Robert Crawford is Professor of Modern Scottish Literature at St Andrews University. He has taught at the universities of Oxford and Glasgow, and has been at St Andrews since 1989. His six collections of poetry in English include A Scottish Assembly (Chatto, 1990), The Tip of My Tongue (Cape, 2003) and Selected Poems (Cape, 2005); work in Scots includes Sharawaggi (Polygon, 1990). Four of his collections have been Poetry Book Society Recommendations and he has won two Scottish Arts Council Book Awards. With Simon Armitage he edited The Penguin Book of Poetry from Britain and Ireland since 1945 (1998) and with Mick Imlah The New Penguin Book of Scottish Verse (2000). A founding editor of the magazine Verse, he has served as a judge for the T. S. Eliot Prize, the National Poetry Competition, and other awards. In 2004 he delivered the Smithies Lectures at Balliol College, Oxford, and more recently he has lectured at Yale and Berkeley, as well as in France, Germany and the Czech Republic.

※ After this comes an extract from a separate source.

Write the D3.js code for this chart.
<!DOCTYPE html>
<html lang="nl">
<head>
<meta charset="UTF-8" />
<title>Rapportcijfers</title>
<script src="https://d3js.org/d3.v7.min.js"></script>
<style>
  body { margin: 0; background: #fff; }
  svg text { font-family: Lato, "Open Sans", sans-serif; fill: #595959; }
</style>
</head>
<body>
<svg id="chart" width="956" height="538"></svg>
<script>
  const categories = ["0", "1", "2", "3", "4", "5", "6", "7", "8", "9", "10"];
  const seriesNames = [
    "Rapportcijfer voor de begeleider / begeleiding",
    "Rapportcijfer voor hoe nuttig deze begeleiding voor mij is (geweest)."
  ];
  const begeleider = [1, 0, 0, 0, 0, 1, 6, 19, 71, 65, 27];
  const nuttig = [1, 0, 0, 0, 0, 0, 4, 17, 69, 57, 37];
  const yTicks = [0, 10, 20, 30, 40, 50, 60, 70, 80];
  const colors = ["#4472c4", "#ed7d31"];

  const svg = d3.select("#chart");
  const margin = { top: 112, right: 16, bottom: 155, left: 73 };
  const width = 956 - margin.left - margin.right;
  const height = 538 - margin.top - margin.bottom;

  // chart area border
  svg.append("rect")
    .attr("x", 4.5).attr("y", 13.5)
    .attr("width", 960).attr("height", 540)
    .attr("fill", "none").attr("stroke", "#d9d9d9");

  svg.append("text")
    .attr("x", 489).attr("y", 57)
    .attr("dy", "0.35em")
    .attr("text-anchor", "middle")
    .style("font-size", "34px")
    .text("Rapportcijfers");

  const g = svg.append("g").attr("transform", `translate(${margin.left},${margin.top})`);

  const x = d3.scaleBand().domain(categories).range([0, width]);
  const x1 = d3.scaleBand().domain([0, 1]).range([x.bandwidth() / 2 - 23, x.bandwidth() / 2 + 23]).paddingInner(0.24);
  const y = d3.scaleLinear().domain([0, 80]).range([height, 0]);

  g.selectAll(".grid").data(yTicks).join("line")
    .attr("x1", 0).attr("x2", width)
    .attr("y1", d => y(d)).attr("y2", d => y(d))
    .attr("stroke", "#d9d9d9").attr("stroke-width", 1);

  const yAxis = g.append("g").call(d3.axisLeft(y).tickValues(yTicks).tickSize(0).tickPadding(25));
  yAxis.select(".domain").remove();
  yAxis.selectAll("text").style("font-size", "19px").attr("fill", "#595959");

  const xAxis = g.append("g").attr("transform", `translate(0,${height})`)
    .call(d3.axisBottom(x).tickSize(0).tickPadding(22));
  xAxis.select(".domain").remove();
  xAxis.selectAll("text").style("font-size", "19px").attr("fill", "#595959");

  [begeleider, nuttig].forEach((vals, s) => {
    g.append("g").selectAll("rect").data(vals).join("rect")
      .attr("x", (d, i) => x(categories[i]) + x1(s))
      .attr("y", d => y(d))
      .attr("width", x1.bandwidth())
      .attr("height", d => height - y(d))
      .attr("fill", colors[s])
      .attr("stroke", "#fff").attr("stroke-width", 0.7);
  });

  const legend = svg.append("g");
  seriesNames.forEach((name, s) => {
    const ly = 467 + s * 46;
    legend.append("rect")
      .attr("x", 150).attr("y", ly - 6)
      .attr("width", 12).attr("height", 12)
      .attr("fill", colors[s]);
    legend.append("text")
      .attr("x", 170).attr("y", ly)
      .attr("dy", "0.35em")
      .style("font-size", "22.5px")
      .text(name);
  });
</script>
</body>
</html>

Robert Crawford's teaching interests include Scottish Literature, Modern and Contemporary Poetry, T. S. Eliot, and Creative Writing. His critical books include The Savage and the City in the Work of T. S. Eliot (OUP, 1987), Identifying Poets (EUP, 1993), Devolving English Literature (Second Edition, EUP, 2000), The Modern Poet (OUP, 2001), and Scotland's Books: The Penguin History of Scottish Literature (2007). He has also edited collections such as Robert Burns and Cultural Authority (EUP, 1997), The Scottish Invention of English Literature (CUP, 1998), and Heaven-Taught Fergusson (Tuckwell, 2003), The Book of St Andrews (Polygon, 2005), Contemporary Poetry and Contemporary Science (OUP, 2006), and Apollos of the North (Polygon, 2006).

Robert Crawford received his MA from Glasgow University and his DPhil from Oxford. He is a founding Fellow of the English Association and a Fellow of the Royal Society of Edinburgh. At present he is writing The Bard, a biography of Robert Burns to be published by Cape in January 2009.